▸ What you need to do: Print the listing from its top line through the line containing "186.5, 128, 69.5]);", nothing more, and leave out the pictures.

★ ★ ★

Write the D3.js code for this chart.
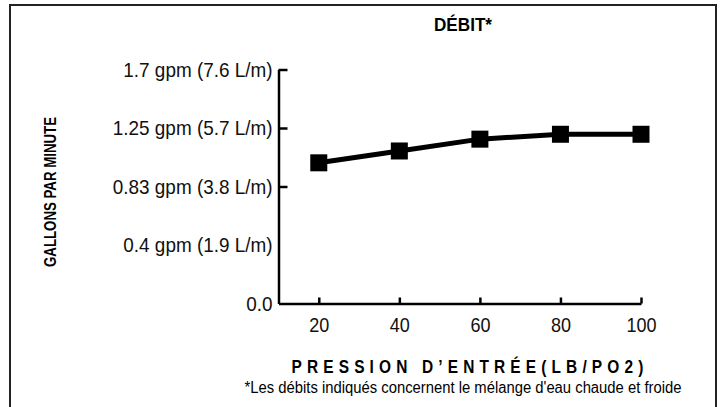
<!DOCTYPE html>
<html>
<head>
<meta charset="utf-8">
<script src="https://cdn.jsdelivr.net/npm/d3@7"></script>
<style>
  body { margin: 0; background: #fff; }
  svg { display: block; }
  .axis path, .axis line { stroke: #000; stroke-width: 2.5; }
  .axis text { font-family: "Liberation Sans", Arial, sans-serif; fill: #111; }
</style>
</head>
<body>
<div id="chart"></div>
<script>
// Data
const pressures = [20, 40, 60, 80, 100];
const flows = [1.0, 1.085, 1.17, 1.205, 1.205];

// Y ticks (equally spaced on the original chart)
const yTicks = [0, 0.4, 0.83, 1.25, 1.7];
const yTickLabels = ["0.0", "0.4 gpm (1.9 L/m)", "0.83 gpm (3.8 L/m)", "1.25 gpm (5.7 L/m)", "1.7 gpm (7.6 L/m)"];
const xTicks = [20, 40, 60, 80, 100];

const width = 726, height = 407;
const font = "'Liberation Sans', Arial, sans-serif";

// squeeze a text horizontally, the original uses a condensed face
function condense(sel, k) {
    sel.each(function() {
        const w = this.getComputedTextLength();
        d3.select(this)
            .attr("textLength", w * k)
            .attr("lengthAdjust", "spacingAndGlyphs");
    });
}

const svg = d3.select("#chart")
    .append("svg")
    .attr("width", width)
    .attr("height", height);

// Frame
svg.append("path")
    .attr("d", `M10,${height} L10,5 L716,5 L716,${height}`)
    .attr("fill", "none")
    .attr("stroke", "#222")
    .attr("stroke-width", 2);

const x = d3.scaleLinear()
    .domain([10, 100])
    .range([278.5, 641]);

// piecewise scale so the labelled ticks are evenly spaced
const y = d3.scaleLinear()
    .domain(yTicks)
    .range([303.5, 245, 186.5, 128, 69.5]);

// X axis
const xAxis = svg.append("g")
    .attr("class", "axis")
    .attr("transform", `translate(0,${y(0)})`)
    .call(d3.axisBottom(x)
        .tickValues(xTicks)
        .tickSizeInner(-6)
        .tickSizeOuter(0)
        .tickPadding(14));

xAxis.selectAll("text").style("font-size", "20px");
condense(xAxis.selectAll("text"), 0.9);

// Y axis
const yAxis = svg.append("g")
    .attr("class", "axis")
    .attr("transform", `translate(${x(10)},0)`)
    .call(d3.axisLeft(y)
        .tickValues(yTicks)
        .tickFormat((d, i) => yTickLabels[i])
        .tickSizeInner(-9)
        .tickSizeOuter(0)
        .tickPadding(6));

// no tick marks on the 0.0 and 0.4 rows
yAxis.selectAll(".tick line")
    .filter(d => d === 0 || d === 0.4)
    .remove();

yAxis.selectAll("text").style("font-size", "21px");
condense(yAxis.selectAll("text"), 0.9);

// Line
const line = d3.line()
    .x((d, i) => x(pressures[i]))
    .y(d => y(d));

svg.append("path")
    .datum(flows)
    .attr("fill", "none")
    .attr("stroke", "#000")
    .attr("stroke-width", 5)
    .attr("d", line);

const ms = 17;
svg.append("g")
    .selectAll("rect")
    .data(flows)
    .enter().append("rect")
    .attr("x", (d, i) => x(pressures[i]) - ms / 2)
    .attr("y", d => y(d) - ms / 2)
    .attr("width", ms)
    .attr("height", ms)
    .attr("fill", "#000");

// Title
svg.append("text")
    .attr("x", 463)
    .attr("y", 31)
    .attr("text-anchor", "middle")
    .style("font-family", font)
    .style("font-weight", "bold")
    .style("font-size", "18px")
    .attr("textLength", 58)
    .attr("lengthAdjust", "spacingAndGlyphs")
    .text("DÉBIT*");

// Y axis title
svg.append("text")
    .attr("transform", "translate(56,192) rotate(-90)")
    .attr("text-anchor", "middle")
    .style("font-family", font)
    .style("font-weight", "bold")
    .style("font-size", "16px")
    .attr("textLength", 150)
    .attr("lengthAdjust", "spacingAndGlyphs")
    .text("GALLONS PAR MINUTE");

// X axis title
svg.append("text")
    .attr("x", 470)
    .attr("y", 373)
    .attr("text-anchor", "middle")
    .style("font-family", font)
    .style("font-weight", "bold")
    .style("font-size", "18px")
    .style("letter-spacing", "6px")
    .attr("textLength", 357)
    .attr("lengthAdjust", "spacingAndGlyphs")
    .text("PRESSION D’ENTRÉE(LB/PO2)");

// Footnote
svg.append("text")
    .attr("x", 463)
    .attr("y", 393)
    .attr("text-anchor", "middle")
    .style("font-family", font)
    .style("font-size", "16px")
    .attr("textLength", 437)
    .attr("lengthAdjust", "spacingAndGlyphs")
    .text("*Les débits indiqués concernent le mélange d'eau chaude et froide");
</script>
</body>
</html>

★ ★ ★

▸ Correct output:
Write the D3.js code for this chart.
<!DOCTYPE html>
<html>
<head>
<meta charset="utf-8">
<script src="https://cdn.jsdelivr.net/npm/d3@7"></script>
<style>
  body { margin: 0; background: #fff; }
  svg { display: block; }
  .axis path, .axis line { stroke: #000; stroke-width: 2.5; }
  .axis text { font-family: "Liberation Sans", Arial, sans-serif; fill: #111; }
</style>
</head>
<body>
<div id="chart"></div>
<script>
// Data
const pressures = [20, 40, 60, 80, 100];
const flows = [1.0, 1.085, 1.17, 1.205, 1.205];

// Y ticks (equally spaced on the original chart)
const yTicks = [0, 0.4, 0.83, 1.25, 1.7];
const yTickLabels = ["0.0", "0.4 gpm (1.9 L/m)", "0.83 gpm (3.8 L/m)", "1.25 gpm (5.7 L/m)", "1.7 gpm (7.6 L/m)"];
const xTicks = [20, 40, 60, 80, 100];

const width = 726, height = 407;
const font = "'Liberation Sans', Arial, sans-serif";

// squeeze a text horizontally, the original uses a condensed face
function condense(sel, k) {
    sel.each(function() {
        const w = this.getComputedTextLength();
        d3.select(this)
            .attr("textLength", w * k)
            .attr("lengthAdjust", "spacingAndGlyphs");
    });
}

const svg = d3.select("#chart")
    .append("svg")
    .attr("width", width)
    .attr("height", height);

// Frame
svg.append("path")
    .attr("d", `M10,${height} L10,5 L716,5 L716,${height}`)
    .attr("fill", "none")
    .attr("stroke", "#222")
    .attr("stroke-width", 2);

const x = d3.scaleLinear()
    .domain([10, 100])
    .range([278.5, 641]);

// piecewise scale so the labelled ticks are evenly spaced
const y = d3.scaleLinear()
    .domain(yTicks)
    .range([303.5, 245, 186.5, 128, 69.5]);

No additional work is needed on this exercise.